Ms. Moran said that she would like to see safe injection sites being zoned locally.
Mr. Moakley said that since graduating from Falmouth High School in 2013, three of his classmates have died as a result of opiate overdoses. He said that he would like to see saving lives being prioritized over putting drug users in jail.
Mr. Mahoney said that he does not want to see law enforcement go after those who are addicted to drugs; rather, he wants to see drug dealers facing more legal repercussions.
“We need to help addicts get treatment,” he said. “I don’t want to see addicts incarcerated.”
At 25 years old, Mr. Moakley is the youngest candidate running for the Senate seat. Jacob asked him if his age was a challenge or an advantage. Mr. Moakley said that it was definitely an advantage and that age is not an indicator of ability, any more than it is of intelligence.
He said that as someone who grew up on the Cape and is among the generation that will be most affected by a lack of housing and climate change in the area, he is more qualified as a result of his age.
Ms. Coletta was asked about her stance on a woman’s right to make choices when it comes to whether to keep her pregnancies. She said that a lot of the discussion about the right to choose seems to come from a place of not trusting women to make decisions. The decision to terminate a pregnancy is the hardest decision a woman can make, she said.
She said the idea that a woman who has carried a fetus for six months would one day decide to abort that pregnancy on a whim is not a realistic scenario.
Jacob asked Mr. Mahoney, who is a Plymouth resident, if he felt that he could serve his Cape Cod constituents as well as those off-Cape.
“If you think I’m going to be an off-Cape senator, you don’t know me,” he said. “If you think I’m going to be a ghost in the community, I won’t be.”
He said that both sides of the Cape Cod Canal face similar issues, such as replacement of the bridges and regulation of the nuclear power plant.
Ms. Moran was asked about her thoughts on housing affordability and lowering the cost of living in the local communities.
She said that she was supportive of finding a way to provide housing for everyone and developing communities that have bike paths and are more pedestrian-friendly. She would like to see tax credits made available for employers who provide year-round housing for everyone.
Each of the candidates spoke in favor of the Safe Communities Act, which would limit the ability of local law enforcement in terms of the deportation of illegal immigrants. The bill would allow immigrants to reach out to the police for help without the fear of being deported. They all also spoke in favor of reducing carbon emissions to net zero in order to try to reverse climate change.

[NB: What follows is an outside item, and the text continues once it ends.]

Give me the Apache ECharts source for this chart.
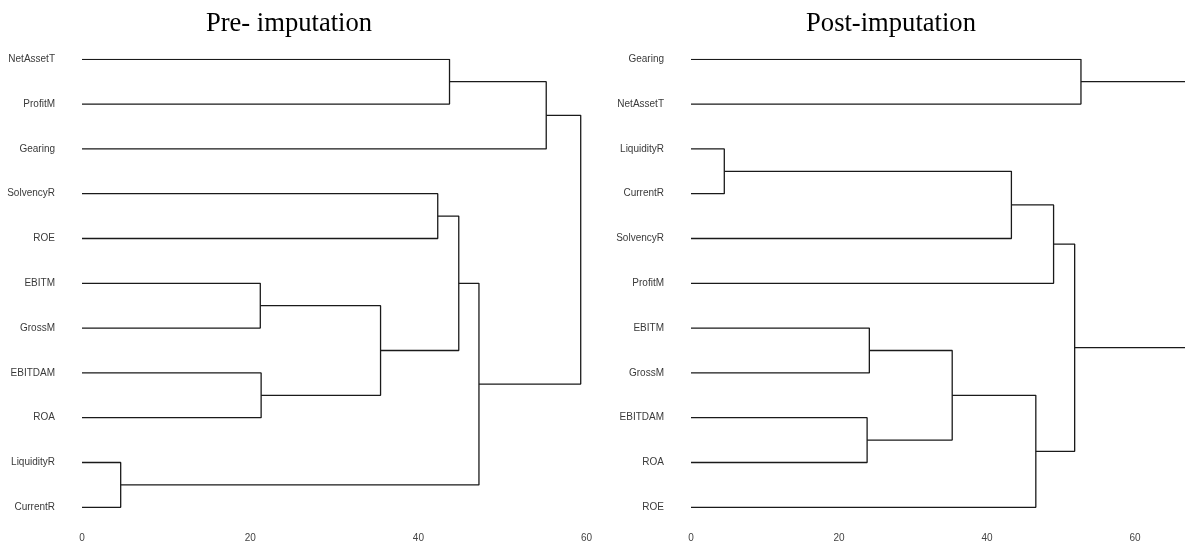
<!DOCTYPE html>
<html>
<head>
<meta charset="utf-8">
<script src="https://cdn.jsdelivr.net/npm/echarts@6/dist/echarts.min.js"></script>
<style>
  html, body { margin: 0; padding: 0; background: #fff; }
  #chart { width: 1185px; height: 546px; }
</style>
</head>
<body>
<div id="chart"></div>
<script>
// ---- Data ----
// Leaf order (top to bottom) for each dendrogram
var preLeaves = ['NetAssetT', 'ProfitM', 'Gearing', 'SolvencyR', 'ROE', 'EBITM', 'GrossM', 'EBITDAM', 'ROA', 'LiquidityR', 'CurrentR'];
var postLeaves = ['Gearing', 'NetAssetT', 'LiquidityR', 'CurrentR', 'SolvencyR', 'ProfitM', 'EBITM', 'GrossM', 'EBITDAM', 'ROA', 'ROE'];

// Merge steps (hclust style): negative = leaf number (1-based in leaf order), positive = earlier merge step
var preMergeA = [-10, -6, -8, 2, -4, -1, 5, 7, 6, 9];
var preMergeB = [-11, -7, -9, 3, -5, -2, 4, 1, -3, 8];
var preHeights = [4.6, 21.2, 21.3, 35.5, 42.3, 43.7, 44.8, 47.2, 55.2, 59.3];

var postMergeA = [-3, -9, -7, 3, 1, 4, 5, 7, -1, 9];
var postMergeB = [-4, -10, -8, 2, -5, -11, -6, 6, -2, 8];
var postHeights = [4.5, 23.8, 24.1, 35.3, 43.3, 46.6, 49.0, 51.85, 52.7, 72];

var xTicks = [0, 20, 40, 60];
var titles = ['Pre- imputation', 'Post-imputation'];

// ---- Build dendrogram segments ----
function buildSeries(mA, mB, heights, axisIndex) {
  var nodeY = [], nodeH = [];
  function pos(ref) {
    if (ref < 0) return { y: -ref - 1, h: 0 };
    return { y: nodeY[ref - 1], h: nodeH[ref - 1] };
  }
  var series = [];
  for (var i = 0; i < heights.length; i++) {
    var a = pos(mA[i]), b = pos(mB[i]), H = heights[i];
    nodeY.push((a.y + b.y) / 2);
    nodeH.push(H);
    series.push({
      type: 'line',
      xAxisIndex: axisIndex,
      yAxisIndex: axisIndex,
      data: [[a.h, a.y], [H, a.y], [H, b.y], [b.h, b.y]],
      showSymbol: false,
      symbol: 'none',
      clip: true,
      silent: true,
      lineStyle: { color: '#1a1a1a', width: 1.3 },
      animation: false
    });
  }
  return series;
}

var labelColor = '#3a3a3a';
function yAxis(gridIndex, leaves) {
  return {
    type: 'value', gridIndex: gridIndex, min: 0, max: leaves.length - 1, interval: 1,
    inverse: true,
    axisLine: { show: false }, axisTick: { show: false }, splitLine: { show: false },
    axisLabel: {
      margin: 27, fontSize: 10, color: labelColor, fontFamily: 'Liberation Sans, Arial, sans-serif',
      formatter: function (v) { return leaves[v] || ''; }
    }
  };
}
function xAxis(gridIndex, max) {
  return {
    type: 'value', gridIndex: gridIndex, min: 0, max: max, interval: 20,
    axisLine: { show: false }, axisTick: { show: false }, splitLine: { show: false },
    axisLabel: {
      margin: 26, fontSize: 10, color: '#444', fontFamily: 'Liberation Sans, Arial, sans-serif',
      showMaxLabel: xTicks.indexOf(max) >= 0,
      formatter: function (v) { return xTicks.indexOf(v) >= 0 ? String(v) : ''; }
    }
  };
}

var titleStyle = { fontFamily: 'Liberation Serif, Times New Roman, serif', fontSize: 26.6, fontWeight: 'normal', color: '#000' };
var chart = echarts.init(document.getElementById('chart'), null, { renderer: 'canvas' });
chart.setOption({
  animation: false,
  backgroundColor: '#fff',
  title: [
    { text: titles[0], left: 284, top: 6, textAlign: 'center', textStyle: titleStyle },
    { text: titles[1], left: 886, top: 6, textAlign: 'center', textStyle: titleStyle }
  ],
  grid: [
    { left: 82, top: 59.3, width: 504.6, height: 448 },
    { left: 691, top: 59.3, width: 494, height: 448 }
  ],
  xAxis: [xAxis(0, 60), xAxis(1, 66.76)],
  yAxis: [yAxis(0, preLeaves), yAxis(1, postLeaves)],
  series: buildSeries(preMergeA, preMergeB, preHeights, 0)
    .concat(buildSeries(postMergeA, postMergeB, postHeights, 1))
});
</script>
</body>
</html>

All of the questions that were asked of the candidates were generated by high school students.
After all of the questions had been asked of the candidates, Jacob dismissed the auditorium section by section to go to the hallway behind the auditorium where they were able to take part in a mock election using sample ballot sheets.
Every effort was made to have the mock election simulate a real election, to the point of using the town’s actual voting booths.
In total, 199 students cast their mock votes—77 voted for Republican candidates while 122 cast ballots for Democrats.
Mr. Brown was the clear Republican winner according to the students, capturing 96.1 percent of the vote. Mr. McMahon received 3.9 percent of the Republican votes.
For the Democrats, Mr. Moakley came out on top with 47.5 percent followed by Ms. Coletta at 38.5 percent, Mr. Mahoney at 10.7 percent, and Ms. Moran at 3.3 percent. Mr. Palmer did not receive any votes.
The state primary will be held Tuesday, March 3, with the state general election taking place on Tuesday, March 31.
The Plymouth and Barnstable District includes the towns of Falmouth, Bourne, and Sandwich within Barnstable County and Plymouth, Kingston, and Pembroke in Plymouth County.